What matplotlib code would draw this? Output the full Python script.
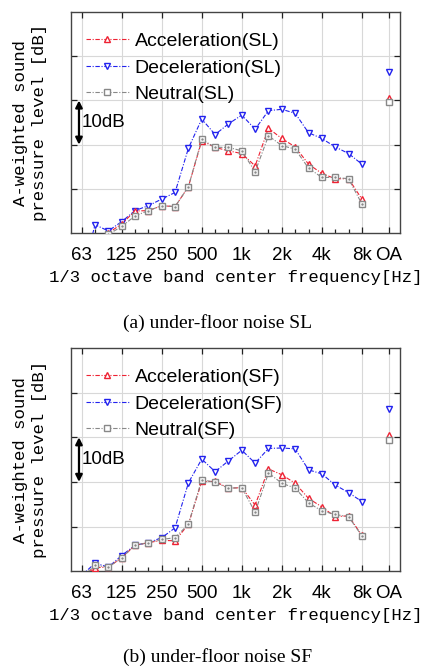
import numpy as np
import matplotlib
matplotlib.use("Agg")
import matplotlib.pyplot as plt

# 1/3 octave band index: 0 = 63 Hz ... 21 = 8 kHz, OA drawn at index 23
band_idx = np.arange(22)
oa_idx = 23
tick_pos = [0, 3, 6, 9, 12, 15, 18, 21, 23]
tick_lab = ["63", "125", "250", "500", "1k", "2k", "4k", "8k", "OA"]

# (a) under-floor noise SL  [dB, arbitrary origin]
acc_sl = [-3.0, -1.0, 0.0, 2.1, 5.0, 5.1, 6.2, 6.0, 10.5, 20.9, 19.4, 18.6,
          18.0, 15.2, 23.7, 21.4, 19.5, 15.6, 13.5, 12.3, 12.3, 7.7]
dec_sl = [-10.0, 1.9, 0.5, 2.6, 5.1, 6.2, 7.7, 9.2, 19.2, 25.8, 22.3, 24.7,
          26.7, 23.5, 27.7, 28.0, 27.1, 22.7, 21.4, 19.5, 18.0, 15.6]
neu_sl = [-3.0, -1.2, -0.3, 1.5, 3.9, 5.1, 6.2, 6.0, 10.5, 21.2, 19.4, 19.4,
          18.6, 13.9, 22.0, 19.8, 19.0, 14.7, 12.6, 12.6, 12.3, 6.6]
oa_sl = [30.5, 36.5, 29.7]  # acc, dec, neu

# (b) under-floor noise SF
acc_sf = [-1.4, 0.8, 0.9, 3.0, 5.8, 6.4, 6.9, 6.8, 10.5, 20.1, 20.1, 18.6,
          18.7, 14.8, 22.9, 21.6, 19.7, 16.3, 14.4, 12.2, 12.4, 8.0]
dec_sf = [-1.0, 1.8, 0.9, 3.5, 5.8, 6.4, 7.5, 9.7, 19.8, 25.1, 22.3, 24.7,
          27.1, 24.2, 27.5, 27.6, 27.4, 22.7, 21.8, 19.3, 17.6, 15.6]
neu_sf = [-1.4, 1.3, 0.9, 3.0, 5.8, 6.4, 7.1, 7.5, 10.5, 20.5, 19.9, 18.6,
          18.7, 13.2, 22.0, 19.7, 18.6, 15.3, 13.5, 12.7, 12.2, 7.9]
oa_sf = [30.6, 36.4, 29.5]

panels = [
    ("SL", acc_sl, dec_sl, neu_sl, oa_sl, "(a) under-floor noise SL"),
    ("SF", acc_sf, dec_sf, neu_sf, oa_sf, "(b) under-floor noise SF"),
]

red = "#ee2233"
blue = "#2222ee"
grey = "#888888"
ls = (0, (4, 1.5, 1, 1.5))
ms_tri = 5.0
ms_sq = 4.3

fig = plt.figure(figsize=(4.25, 6.68), dpi=100)
ax_pos = [[0.167, 0.651, 0.774, 0.331], [0.167, 0.145, 0.774, 0.334]]
cap_y = [0.503, 0.003]

for k, (tag, acc, dec, neu, oa, cap) in enumerate(panels):
    ax = fig.add_axes(ax_pos[k])
    ax.set_xlim(-0.8, 23.85)
    ax.set_ylim(0, 50)

    ax.plot(band_idx, acc, color=red, lw=0.8, ls=ls, marker="^", ms=ms_tri,
            mfc="white", mec=red, mew=1.0, label="Acceleration(%s)" % tag, zorder=4)
    ax.plot(band_idx, dec, color=blue, lw=0.8, ls=ls, marker="v", ms=ms_tri,
            mfc="white", mec=blue, mew=1.0, label="Deceleration(%s)" % tag, zorder=3)
    ax.plot(band_idx, neu, color=grey, lw=0.8, ls=ls, marker="s", ms=ms_sq,
            mfc="white", mec=grey, mew=1.0, label="Neutral(%s)" % tag, zorder=5)
    ax.plot(band_idx, neu, ls="none", marker=".", ms=1.5, color=grey, zorder=6)
    ax.plot([oa_idx], [oa[0]], ls="none", marker="^", ms=ms_tri, mfc="white", mec=red, mew=1.0, zorder=4)
    ax.plot([oa_idx], [oa[1]], ls="none", marker="v", ms=ms_tri, mfc="white", mec=blue, mew=1.0, zorder=3)
    ax.plot([oa_idx], [oa[2]], ls="none", marker="s", ms=ms_sq, mfc="white", mec=grey, mew=1.0, zorder=5)

    # grid
    for x in tick_pos:
        ax.axvline(x, color="#d8d8d8", lw=0.8, zorder=0)
    for y in [10, 20, 30, 40]:
        ax.axhline(y, color="#d8d8d8", lw=0.8, zorder=0)

    ax.set_xticks(tick_pos)
    ax.set_xticklabels(tick_lab, family="Liberation Sans", fontsize=13.5)
    ax.set_xticks(band_idx, minor=True)
    ax.set_yticks([10, 20, 30, 40])
    ax.set_yticklabels([])
    ax.tick_params(axis="both", which="both", direction="in", top=True, right=True,
                   length=4, width=0.9, color="#222222", pad=10)
    ax.tick_params(axis="x", which="minor", length=3, top=False)
    for s in ax.spines.values():
        s.set_color("#444444")
        s.set_linewidth(1.0)

    ax.set_xlabel("1/3 octave band center frequency[Hz]", family="Liberation Mono",
                  fontsize=12.4, labelpad=4)
    ax.set_ylabel("A-weighted sound\npressure level [dB]", family="Liberation Mono",
                  fontsize=12.5, linespacing=1.35, labelpad=7)

    leg = ax.legend(loc="upper left", bbox_to_anchor=(0.01, 0.96), frameon=False,
                    prop={"family": "Liberation Sans", "size": 14},
                    handlelength=2.2, handletextpad=0.3, labelspacing=0.45,
                    borderaxespad=0.2)

    # 10 dB scale arrow
    ax.annotate("", xy=(-0.2, 20), xytext=(-0.2, 30),
                arrowprops=dict(arrowstyle="<|-|>", color="black", lw=1.6,
                                mutation_scale=10, shrinkA=0, shrinkB=0))
    ax.text(0.0, 25, "10dB", family="Liberation Sans", fontsize=13.5,
            ha="left", va="center")

    fig.text(0.513, cap_y[k], cap, family="Liberation Serif", fontsize=14,
             ha="center", va="bottom")

fig.savefig("out.png", dpi=100)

▶ WHAT YOU ARE ASKED TO DO:
Repeat the lines above, starting at the first and stopping after the line that holds "cap_y = [0.503, 0.003]", with the pictures left out.

▶ EXERCISE RESULT:
What matplotlib code would draw this? Output the full Python script.
import numpy as np
import matplotlib
matplotlib.use("Agg")
import matplotlib.pyplot as plt

# 1/3 octave band index: 0 = 63 Hz ... 21 = 8 kHz, OA drawn at index 23
band_idx = np.arange(22)
oa_idx = 23
tick_pos = [0, 3, 6, 9, 12, 15, 18, 21, 23]
tick_lab = ["63", "125", "250", "500", "1k", "2k", "4k", "8k", "OA"]

# (a) under-floor noise SL  [dB, arbitrary origin]
acc_sl = [-3.0, -1.0, 0.0, 2.1, 5.0, 5.1, 6.2, 6.0, 10.5, 20.9, 19.4, 18.6,
          18.0, 15.2, 23.7, 21.4, 19.5, 15.6, 13.5, 12.3, 12.3, 7.7]
dec_sl = [-10.0, 1.9, 0.5, 2.6, 5.1, 6.2, 7.7, 9.2, 19.2, 25.8, 22.3, 24.7,
          26.7, 23.5, 27.7, 28.0, 27.1, 22.7, 21.4, 19.5, 18.0, 15.6]
neu_sl = [-3.0, -1.2, -0.3, 1.5, 3.9, 5.1, 6.2, 6.0, 10.5, 21.2, 19.4, 19.4,
          18.6, 13.9, 22.0, 19.8, 19.0, 14.7, 12.6, 12.6, 12.3, 6.6]
oa_sl = [30.5, 36.5, 29.7]  # acc, dec, neu

# (b) under-floor noise SF
acc_sf = [-1.4, 0.8, 0.9, 3.0, 5.8, 6.4, 6.9, 6.8, 10.5, 20.1, 20.1, 18.6,
          18.7, 14.8, 22.9, 21.6, 19.7, 16.3, 14.4, 12.2, 12.4, 8.0]
dec_sf = [-1.0, 1.8, 0.9, 3.5, 5.8, 6.4, 7.5, 9.7, 19.8, 25.1, 22.3, 24.7,
          27.1, 24.2, 27.5, 27.6, 27.4, 22.7, 21.8, 19.3, 17.6, 15.6]
neu_sf = [-1.4, 1.3, 0.9, 3.0, 5.8, 6.4, 7.1, 7.5, 10.5, 20.5, 19.9, 18.6,
          18.7, 13.2, 22.0, 19.7, 18.6, 15.3, 13.5, 12.7, 12.2, 7.9]
oa_sf = [30.6, 36.4, 29.5]

panels = [
    ("SL", acc_sl, dec_sl, neu_sl, oa_sl, "(a) under-floor noise SL"),
    ("SF", acc_sf, dec_sf, neu_sf, oa_sf, "(b) under-floor noise SF"),
]

red = "#ee2233"
blue = "#2222ee"
grey = "#888888"
ls = (0, (4, 1.5, 1, 1.5))
ms_tri = 5.0
ms_sq = 4.3

fig = plt.figure(figsize=(4.25, 6.68), dpi=100)
ax_pos = [[0.167, 0.651, 0.774, 0.331], [0.167, 0.145, 0.774, 0.334]]
cap_y = [0.503, 0.003]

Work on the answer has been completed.